カブトムシおじさん
夏になると思い出す、子供がまだ小学生だった頃、早朝の公園で出会ったカブトムシおじさん。
夏の早朝、と言っても私の実力ではせいぜい7時くらいに、カブトムシを採りに近所の公園に子供と共に出掛けて行った。
本気でカブトムシが欲しかったら、普通であれば6時くらいには行かなければいけないらしいが、低血圧ガールの私にそれを望むのは酷である。
案の定、探してもカブトムシのかけらも見えず、しょんぼりとしていた時に、神は舞い降りた。
「何さがしてんの〜。」
前歯のない一見怪しいおじさんが話しかけて来た。
「カブトムシ探してるんですけど、来るのが遅くてか、いないんですよ。」
見るとおじさんのカゴにはたくさんのカブトムシが、オスメス取り混ぜていらっしゃった。
おーおーっ!カブトムシおじさん。
「その辺見たっていねえよ。いるとこ教えてやっかあ〜。」
「マジですか〜!」
私と子供はノコノコとカブトムシおじさんについて行った。
知らないおじさんについて行ってはいけませんが、カブトムシ欲しさについて行ってしまいました。

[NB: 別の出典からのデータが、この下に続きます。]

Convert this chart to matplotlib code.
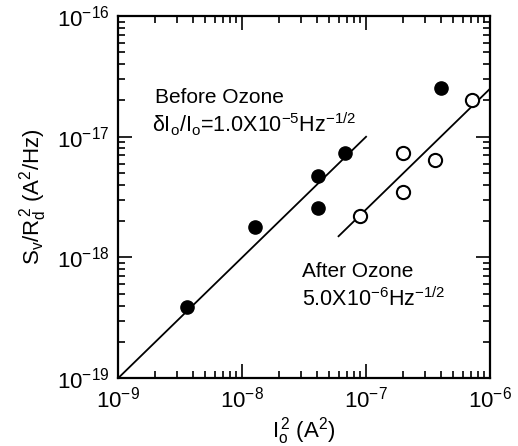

そこは意外に林の中とかではなく、野原の栗の木のある所でした。
残念ながら、メスしかおらず、ガッカリしていたら、おじさんがオスを一匹くれました。
朝寝坊しても、カブトムシが手に入って、なんとか親のメンツが保てたのでした。
カブトムシおじさん、ありがとう!
途中から文体が変わる変な文章にお付き合いくださってありがとうございました。